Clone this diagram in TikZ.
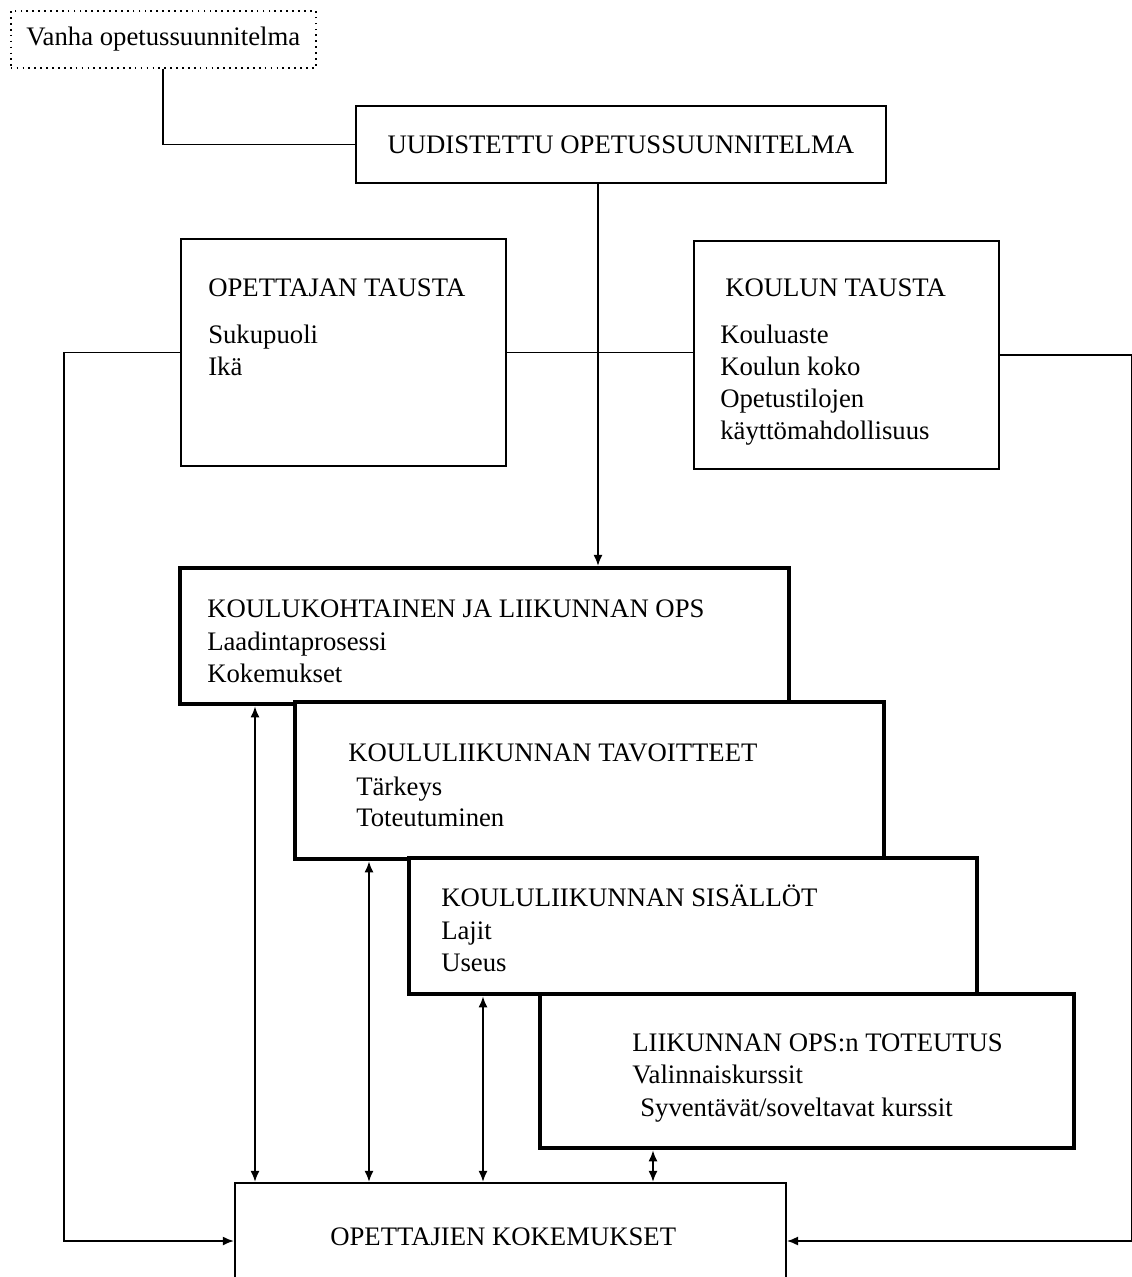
\documentclass[tikz,border=0pt]{standalone}
\usepackage{fontspec}
\setmainfont{Liberation Serif}
\usetikzlibrary{arrows.meta}

\newcommand{\pxu}{0.025cm}

\tikzset{
    laatikko/.style={draw, fill=white, line width=1.3pt, inner sep=0pt, anchor=north west},
    paksu/.style={laatikko, line width=3pt},
    pisteet/.style={laatikko, line width=1.1pt, dash pattern=on 1.2pt off 3pt},
    rivi/.style={anchor=base west, inner sep=0pt},
    viiva/.style={line width=1.3pt},
    nuoli/.style={viiva, -{Latex[length=8pt,width=6.5pt]}},
    kaksi/.style={viiva, {Latex[length=8pt,width=6.5pt]}-{Latex[length=8pt,width=6.5pt]}}
}

\begin{document}
\begin{tikzpicture}[x=\pxu, y=-\pxu, font=\fontsize{19}{22}\selectfont]
        \useasboundingbox (0,0) rectangle (1132,1277);

        % Ylimmat laatikot
        \node[pisteet, minimum width=305*\pxu, minimum height=57*\pxu] (vanha) at (10,10) {Vanha opetussuunnitelma};
        \node[laatikko, minimum width=530*\pxu, minimum height=77*\pxu] (uudistettu) at (355,105) {UUDISTETTU OPETUSSUUNNITELMA};
        \draw[viiva] (vanha.south) |- (uudistettu.west);

        % Taustat
        \node[laatikko, minimum width=325*\pxu, minimum height=227*\pxu] (opettajan) at (180,238) {};
        \node[rivi] (ot1) at (208,296) {OPETTAJAN TAUSTA};
        \node[rivi] (ot2) at (208,343) {Sukupuoli};
        \node[rivi] (ot3) at (208,375) {Ikä};

        \node[laatikko, minimum width=305*\pxu, minimum height=228*\pxu] (koulun) at (693,240) {};
        \node[rivi] (kt1) at (725,296) {KOULUN TAUSTA};
        \node[rivi] (kt2) at (720,343) {Kouluaste};
        \node[rivi] (kt3) at (720,375) {Koulun koko};
        \node[rivi] (kt4) at (720,407) {Opetustilojen};
        \node[rivi] (kt5) at (720,439) {käyttömahdollisuus};

        % Porraslaatikot
        \node[paksu, minimum width=609*\pxu, minimum height=136*\pxu] (koulukoht) at (178,566) {};
        \node[rivi] (kk1) at (207,617) {KOULUKOHTAINEN JA LIIKUNNAN OPS};
        \node[rivi] (kk2) at (207,650) {Laadintaprosessi};
        \node[rivi] (kk3) at (207,682) {Kokemukset};

        \node[paksu, minimum width=589*\pxu, minimum height=157*\pxu] (tavoitteet) at (293,700) {};
        \node[rivi] (ta1) at (348,761) {KOULULIIKUNNAN TAVOITTEET};
        \node[rivi] (ta2) at (356,795) {Tärkeys};
        \node[rivi] (ta3) at (356,826) {Toteutuminen};

        \node[paksu, minimum width=568*\pxu, minimum height=136*\pxu] (sisallot) at (407,856) {};
        \node[rivi] (si1) at (441,906) {KOULULIIKUNNAN SISÄLLÖT};
        \node[rivi] (si2) at (441,939) {Lajit};
        \node[rivi] (si3) at (441,971) {Useus};

        \node[paksu, minimum width=534*\pxu, minimum height=154*\pxu] (toteutus) at (538,992) {};
        \node[rivi] (to1) at (632,1051) {LIIKUNNAN OPS:n TOTEUTUS};
        \node[rivi] (to2) at (632,1083) {Valinnaiskurssit};
        \node[rivi] (to3) at (640,1116) {Syventävät/soveltavat kurssit};

        % Alin laatikko (jatkuu kuvan alareunan yli)
        \node[laatikko, minimum width=551*\pxu, minimum height=150*\pxu] (kokemukset) at (234,1182) {};
        \node[rivi] (ok1) at (330,1245) {OPETTAJIEN KOKEMUKSET};

        % Nuolet
        \coordinate (alas) at ([shift={(243,0)}]uudistettu.south west);
        \draw[nuoli] (alas) -- (alas |- koulukoht.north);

        \draw[viiva] (opettajan.east) -- (opettajan.east -| koulun.west);
        \draw[nuoli] (opettajan.west) -- ++(-116,0) |- ([shift={(0,59)}]kokemukset.north west);
        \draw[nuoli] (koulun.east) -- ++(132,0) |- ([shift={(0,59)}]kokemukset.north east);

        \draw[kaksi] ([shift={(77,0)}]koulukoht.south west) -- ([shift={(21,0)}]kokemukset.north west);
        \draw[kaksi] ([shift={(76,0)}]tavoitteet.south west) -- ([shift={(135,0)}]kokemukset.north west);
        \draw[kaksi] ([shift={(76,0)}]sisallot.south west) -- ([shift={(249,0)}]kokemukset.north west);
        \draw[kaksi] ([shift={(115,0)}]toteutus.south west) -- ([shift={(419,0)}]kokemukset.north west);
    \end{tikzpicture}
\end{document}
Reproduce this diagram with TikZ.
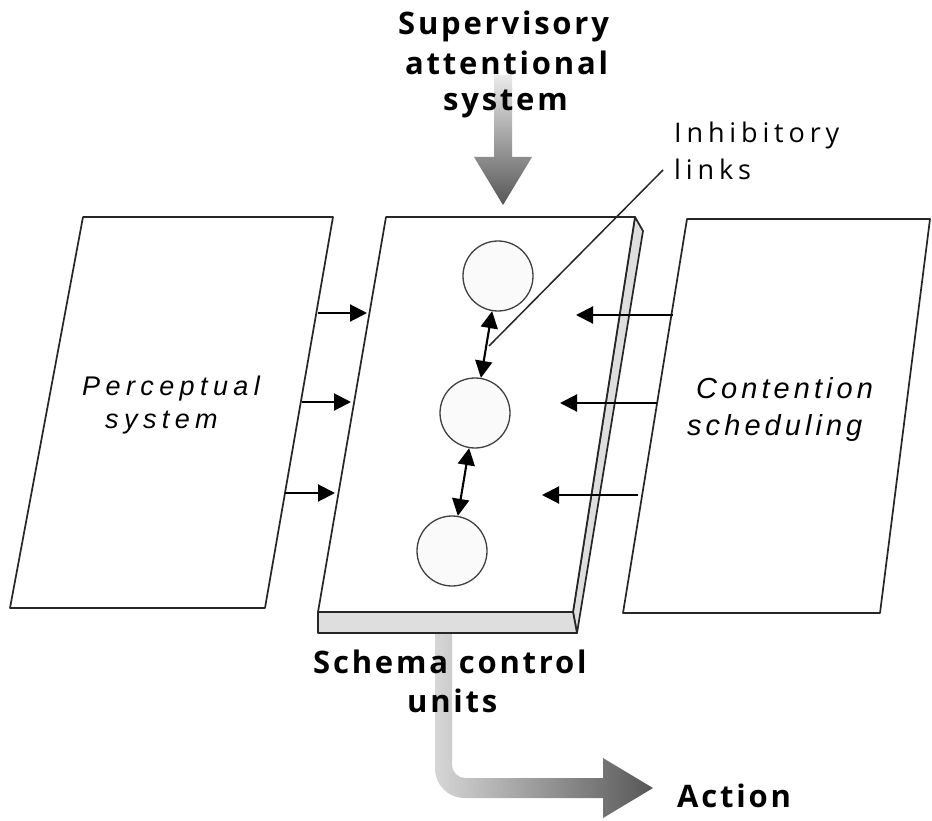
———
→ **WRITTEN TASK**
Using the material above, retype each entry exactly and omit the pictures.

→ **SOLUTION TO THIS PROBLEM**
Clone this diagram in TikZ.
\documentclass[tikz,border=0pt]{standalone}
\usepackage{fontspec}
\setmainfont{Liberation Serif}
\usetikzlibrary{arrows.meta}

\newcommand{\pxu}{0.025cm}

\tikzset{
    laatikko/.style={draw, fill=white, line width=1.3pt, inner sep=0pt, anchor=north west},
    paksu/.style={laatikko, line width=3pt},
    pisteet/.style={laatikko, line width=1.1pt, dash pattern=on 1.2pt off 3pt},
    rivi/.style={anchor=base west, inner sep=0pt},
    viiva/.style={line width=1.3pt},
    nuoli/.style={viiva, -{Latex[length=8pt,width=6.5pt]}},
    kaksi/.style={viiva, {Latex[length=8pt,width=6.5pt]}-{Latex[length=8pt,width=6.5pt]}}
}

\begin{document}
\begin{tikzpicture}[x=\pxu, y=-\pxu, font=\fontsize{19}{22}\selectfont]
        \useasboundingbox (0,0) rectangle (1132,1277);

        % Ylimmat laatikot
        \node[pisteet, minimum width=305*\pxu, minimum height=57*\pxu] (vanha) at (10,10) {Vanha opetussuunnitelma};
        \node[laatikko, minimum width=530*\pxu, minimum height=77*\pxu] (uudistettu) at (355,105) {UUDISTETTU OPETUSSUUNNITELMA};
        \draw[viiva] (vanha.south) |- (uudistettu.west);

        % Taustat
        \node[laatikko, minimum width=325*\pxu, minimum height=227*\pxu] (opettajan) at (180,238) {};
        \node[rivi] (ot1) at (208,296) {OPETTAJAN TAUSTA};
        \node[rivi] (ot2) at (208,343) {Sukupuoli};
        \node[rivi] (ot3) at (208,375) {Ikä};

        \node[laatikko, minimum width=305*\pxu, minimum height=228*\pxu] (koulun) at (693,240) {};
        \node[rivi] (kt1) at (725,296) {KOULUN TAUSTA};
        \node[rivi] (kt2) at (720,343) {Kouluaste};
        \node[rivi] (kt3) at (720,375) {Koulun koko};
        \node[rivi] (kt4) at (720,407) {Opetustilojen};
        \node[rivi] (kt5) at (720,439) {käyttömahdollisuus};

        % Porraslaatikot
        \node[paksu, minimum width=609*\pxu, minimum height=136*\pxu] (koulukoht) at (178,566) {};
        \node[rivi] (kk1) at (207,617) {KOULUKOHTAINEN JA LIIKUNNAN OPS};
        \node[rivi] (kk2) at (207,650) {Laadintaprosessi};
        \node[rivi] (kk3) at (207,682) {Kokemukset};

        \node[paksu, minimum width=589*\pxu, minimum height=157*\pxu] (tavoitteet) at (293,700) {};
        \node[rivi] (ta1) at (348,761) {KOULULIIKUNNAN TAVOITTEET};
        \node[rivi] (ta2) at (356,795) {Tärkeys};
        \node[rivi] (ta3) at (356,826) {Toteutuminen};

        \node[paksu, minimum width=568*\pxu, minimum height=136*\pxu] (sisallot) at (407,856) {};
        \node[rivi] (si1) at (441,906) {KOULULIIKUNNAN SISÄLLÖT};
        \node[rivi] (si2) at (441,939) {Lajit};
        \node[rivi] (si3) at (441,971) {Useus};

        \node[paksu, minimum width=534*\pxu, minimum height=154*\pxu] (toteutus) at (538,992) {};
        \node[rivi] (to1) at (632,1051) {LIIKUNNAN OPS:n TOTEUTUS};
        \node[rivi] (to2) at (632,1083) {Valinnaiskurssit};
        \node[rivi] (to3) at (640,1116) {Syventävät/soveltavat kurssit};

        % Alin laatikko (jatkuu kuvan alareunan yli)
        \node[laatikko, minimum width=551*\pxu, minimum height=150*\pxu] (kokemukset) at (234,1182) {};
        \node[rivi] (ok1) at (330,1245) {OPETTAJIEN KOKEMUKSET};

        % Nuolet
        \coordinate (alas) at ([shift={(243,0)}]uudistettu.south west);
        \draw[nuoli] (alas) -- (alas |- koulukoht.north);

        \draw[viiva] (opettajan.east) -- (opettajan.east -| koulun.west);
        \draw[nuoli] (opettajan.west) -- ++(-116,0) |- ([shift={(0,59)}]kokemukset.north west);
        \draw[nuoli] (koulun.east) -- ++(132,0) |- ([shift={(0,59)}]kokemukset.north east);

        \draw[kaksi] ([shift={(77,0)}]koulukoht.south west) -- ([shift={(21,0)}]kokemukset.north west);
        \draw[kaksi] ([shift={(76,0)}]tavoitteet.south west) -- ([shift={(135,0)}]kokemukset.north west);
        \draw[kaksi] ([shift={(76,0)}]sisallot.south west) -- ([shift={(249,0)}]kokemukset.north west);
        \draw[kaksi] ([shift={(115,0)}]toteutus.south west) -- ([shift={(419,0)}]kokemukset.north west);
    \end{tikzpicture}
\end{document}
Reproduce this diagram with TikZ.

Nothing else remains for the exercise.